-------- Data excerpt --------

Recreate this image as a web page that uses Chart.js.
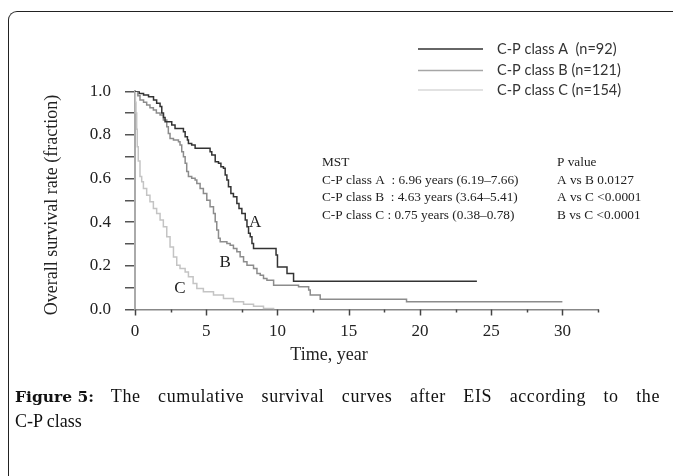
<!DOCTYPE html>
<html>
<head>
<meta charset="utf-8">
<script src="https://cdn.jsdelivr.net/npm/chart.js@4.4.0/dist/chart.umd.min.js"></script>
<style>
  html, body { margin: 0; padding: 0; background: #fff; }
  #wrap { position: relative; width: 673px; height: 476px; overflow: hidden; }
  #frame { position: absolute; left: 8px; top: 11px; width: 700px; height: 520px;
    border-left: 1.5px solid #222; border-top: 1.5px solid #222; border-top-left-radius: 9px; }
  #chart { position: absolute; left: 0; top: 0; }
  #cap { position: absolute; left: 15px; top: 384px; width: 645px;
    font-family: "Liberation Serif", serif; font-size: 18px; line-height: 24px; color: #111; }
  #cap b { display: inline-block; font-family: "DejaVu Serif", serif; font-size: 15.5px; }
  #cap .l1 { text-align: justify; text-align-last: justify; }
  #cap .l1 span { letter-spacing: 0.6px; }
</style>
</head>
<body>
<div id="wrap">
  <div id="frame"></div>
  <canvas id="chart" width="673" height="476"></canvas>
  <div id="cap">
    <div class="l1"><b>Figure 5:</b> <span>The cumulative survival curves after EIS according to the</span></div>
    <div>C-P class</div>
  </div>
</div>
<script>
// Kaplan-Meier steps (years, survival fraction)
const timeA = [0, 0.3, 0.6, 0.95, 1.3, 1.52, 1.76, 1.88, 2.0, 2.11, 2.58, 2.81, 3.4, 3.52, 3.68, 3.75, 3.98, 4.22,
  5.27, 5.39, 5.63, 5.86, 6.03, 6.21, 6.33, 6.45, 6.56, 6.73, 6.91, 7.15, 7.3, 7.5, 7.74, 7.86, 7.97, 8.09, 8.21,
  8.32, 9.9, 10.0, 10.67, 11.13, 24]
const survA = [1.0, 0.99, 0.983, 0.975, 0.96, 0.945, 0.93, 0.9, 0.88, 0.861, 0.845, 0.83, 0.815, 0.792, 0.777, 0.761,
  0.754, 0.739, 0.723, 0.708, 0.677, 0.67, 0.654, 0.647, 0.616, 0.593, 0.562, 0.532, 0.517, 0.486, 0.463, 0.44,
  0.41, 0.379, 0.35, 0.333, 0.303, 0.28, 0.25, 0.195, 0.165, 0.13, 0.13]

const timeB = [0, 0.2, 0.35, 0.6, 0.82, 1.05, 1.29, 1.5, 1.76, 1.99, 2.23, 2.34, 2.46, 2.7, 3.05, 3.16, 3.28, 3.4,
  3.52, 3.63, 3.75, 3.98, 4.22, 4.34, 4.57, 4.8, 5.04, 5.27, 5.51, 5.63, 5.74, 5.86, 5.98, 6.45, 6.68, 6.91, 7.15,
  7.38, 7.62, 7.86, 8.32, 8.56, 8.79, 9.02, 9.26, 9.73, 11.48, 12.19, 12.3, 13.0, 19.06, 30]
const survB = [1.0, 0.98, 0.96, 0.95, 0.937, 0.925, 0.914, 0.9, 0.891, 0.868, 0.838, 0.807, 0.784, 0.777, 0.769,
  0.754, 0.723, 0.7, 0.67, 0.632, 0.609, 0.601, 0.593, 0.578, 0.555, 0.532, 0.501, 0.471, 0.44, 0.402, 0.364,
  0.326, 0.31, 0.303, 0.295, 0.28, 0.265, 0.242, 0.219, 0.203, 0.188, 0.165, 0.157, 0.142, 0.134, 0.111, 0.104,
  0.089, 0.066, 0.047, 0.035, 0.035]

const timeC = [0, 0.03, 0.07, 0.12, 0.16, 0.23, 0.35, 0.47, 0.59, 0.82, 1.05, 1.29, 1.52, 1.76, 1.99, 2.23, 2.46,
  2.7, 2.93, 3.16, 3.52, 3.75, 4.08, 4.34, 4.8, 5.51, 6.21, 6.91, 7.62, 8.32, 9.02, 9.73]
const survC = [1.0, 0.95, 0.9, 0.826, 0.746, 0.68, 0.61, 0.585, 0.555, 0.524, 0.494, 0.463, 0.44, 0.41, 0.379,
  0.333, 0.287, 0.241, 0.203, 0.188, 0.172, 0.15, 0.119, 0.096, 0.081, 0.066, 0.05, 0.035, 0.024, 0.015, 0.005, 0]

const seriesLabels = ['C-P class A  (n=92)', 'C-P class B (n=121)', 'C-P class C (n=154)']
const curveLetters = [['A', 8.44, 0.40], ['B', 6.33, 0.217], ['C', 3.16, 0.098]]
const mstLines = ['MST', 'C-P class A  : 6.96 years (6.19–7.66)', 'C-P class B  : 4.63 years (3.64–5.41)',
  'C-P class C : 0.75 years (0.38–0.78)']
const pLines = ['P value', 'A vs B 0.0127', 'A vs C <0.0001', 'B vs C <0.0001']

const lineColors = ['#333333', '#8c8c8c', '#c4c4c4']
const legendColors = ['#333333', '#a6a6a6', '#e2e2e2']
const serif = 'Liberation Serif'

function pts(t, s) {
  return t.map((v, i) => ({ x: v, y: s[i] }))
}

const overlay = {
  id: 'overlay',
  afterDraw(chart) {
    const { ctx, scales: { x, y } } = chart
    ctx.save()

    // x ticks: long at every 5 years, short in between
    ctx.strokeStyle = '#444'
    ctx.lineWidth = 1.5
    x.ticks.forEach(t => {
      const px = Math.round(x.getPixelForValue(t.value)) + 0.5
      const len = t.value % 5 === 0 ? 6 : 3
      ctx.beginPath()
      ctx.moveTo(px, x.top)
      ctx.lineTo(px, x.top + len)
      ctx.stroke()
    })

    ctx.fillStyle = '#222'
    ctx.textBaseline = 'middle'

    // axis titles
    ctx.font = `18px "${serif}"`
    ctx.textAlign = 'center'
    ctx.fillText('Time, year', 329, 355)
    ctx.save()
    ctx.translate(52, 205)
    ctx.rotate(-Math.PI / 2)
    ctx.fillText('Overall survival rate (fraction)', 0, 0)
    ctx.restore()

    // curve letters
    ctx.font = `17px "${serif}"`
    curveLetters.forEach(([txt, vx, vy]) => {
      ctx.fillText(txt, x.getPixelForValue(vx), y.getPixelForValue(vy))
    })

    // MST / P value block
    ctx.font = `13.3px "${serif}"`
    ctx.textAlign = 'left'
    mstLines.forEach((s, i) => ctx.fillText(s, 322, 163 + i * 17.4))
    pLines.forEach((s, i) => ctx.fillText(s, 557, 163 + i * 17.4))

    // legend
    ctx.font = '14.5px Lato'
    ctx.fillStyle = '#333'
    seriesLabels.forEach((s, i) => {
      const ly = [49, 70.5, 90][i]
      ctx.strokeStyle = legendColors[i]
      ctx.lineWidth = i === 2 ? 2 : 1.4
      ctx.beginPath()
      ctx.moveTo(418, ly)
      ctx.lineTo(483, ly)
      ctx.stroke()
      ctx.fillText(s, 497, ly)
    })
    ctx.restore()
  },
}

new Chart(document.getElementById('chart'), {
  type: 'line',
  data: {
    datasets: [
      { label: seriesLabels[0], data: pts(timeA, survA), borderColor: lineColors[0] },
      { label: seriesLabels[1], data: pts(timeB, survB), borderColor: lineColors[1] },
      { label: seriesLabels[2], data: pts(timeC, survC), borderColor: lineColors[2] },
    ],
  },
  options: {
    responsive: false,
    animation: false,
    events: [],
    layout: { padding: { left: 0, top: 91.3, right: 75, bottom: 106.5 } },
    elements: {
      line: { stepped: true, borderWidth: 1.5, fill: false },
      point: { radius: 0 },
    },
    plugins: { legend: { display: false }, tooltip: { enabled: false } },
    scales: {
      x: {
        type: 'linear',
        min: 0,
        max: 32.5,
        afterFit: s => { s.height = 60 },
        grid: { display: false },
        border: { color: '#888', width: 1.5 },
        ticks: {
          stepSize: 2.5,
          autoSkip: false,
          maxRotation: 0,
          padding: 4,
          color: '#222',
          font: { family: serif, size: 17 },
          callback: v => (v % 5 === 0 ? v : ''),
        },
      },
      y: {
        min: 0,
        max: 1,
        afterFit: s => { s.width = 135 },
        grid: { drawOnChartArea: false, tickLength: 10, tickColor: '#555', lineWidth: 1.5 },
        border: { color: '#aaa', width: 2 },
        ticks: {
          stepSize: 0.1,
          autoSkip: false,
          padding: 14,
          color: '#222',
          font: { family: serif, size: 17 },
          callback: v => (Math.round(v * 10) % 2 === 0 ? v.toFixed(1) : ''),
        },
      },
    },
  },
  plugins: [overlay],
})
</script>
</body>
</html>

--------

Goal => Print, exactly as written, the lines above from the first one to the one containing "0.165, 0.13, 0.13]". Leave out pictures.

Response =>
Recreate this image as a web page that uses Chart.js.
<!DOCTYPE html>
<html>
<head>
<meta charset="utf-8">
<script src="https://cdn.jsdelivr.net/npm/chart.js@4.4.0/dist/chart.umd.min.js"></script>
<style>
  html, body { margin: 0; padding: 0; background: #fff; }
  #wrap { position: relative; width: 673px; height: 476px; overflow: hidden; }
  #frame { position: absolute; left: 8px; top: 11px; width: 700px; height: 520px;
    border-left: 1.5px solid #222; border-top: 1.5px solid #222; border-top-left-radius: 9px; }
  #chart { position: absolute; left: 0; top: 0; }
  #cap { position: absolute; left: 15px; top: 384px; width: 645px;
    font-family: "Liberation Serif", serif; font-size: 18px; line-height: 24px; color: #111; }
  #cap b { display: inline-block; font-family: "DejaVu Serif", serif; font-size: 15.5px; }
  #cap .l1 { text-align: justify; text-align-last: justify; }
  #cap .l1 span { letter-spacing: 0.6px; }
</style>
</head>
<body>
<div id="wrap">
  <div id="frame"></div>
  <canvas id="chart" width="673" height="476"></canvas>
  <div id="cap">
    <div class="l1"><b>Figure 5:</b> <span>The cumulative survival curves after EIS according to the</span></div>
    <div>C-P class</div>
  </div>
</div>
<script>
// Kaplan-Meier steps (years, survival fraction)
const timeA = [0, 0.3, 0.6, 0.95, 1.3, 1.52, 1.76, 1.88, 2.0, 2.11, 2.58, 2.81, 3.4, 3.52, 3.68, 3.75, 3.98, 4.22,
  5.27, 5.39, 5.63, 5.86, 6.03, 6.21, 6.33, 6.45, 6.56, 6.73, 6.91, 7.15, 7.3, 7.5, 7.74, 7.86, 7.97, 8.09, 8.21,
  8.32, 9.9, 10.0, 10.67, 11.13, 24]
const survA = [1.0, 0.99, 0.983, 0.975, 0.96, 0.945, 0.93, 0.9, 0.88, 0.861, 0.845, 0.83, 0.815, 0.792, 0.777, 0.761,
  0.754, 0.739, 0.723, 0.708, 0.677, 0.67, 0.654, 0.647, 0.616, 0.593, 0.562, 0.532, 0.517, 0.486, 0.463, 0.44,
  0.41, 0.379, 0.35, 0.333, 0.303, 0.28, 0.25, 0.195, 0.165, 0.13, 0.13]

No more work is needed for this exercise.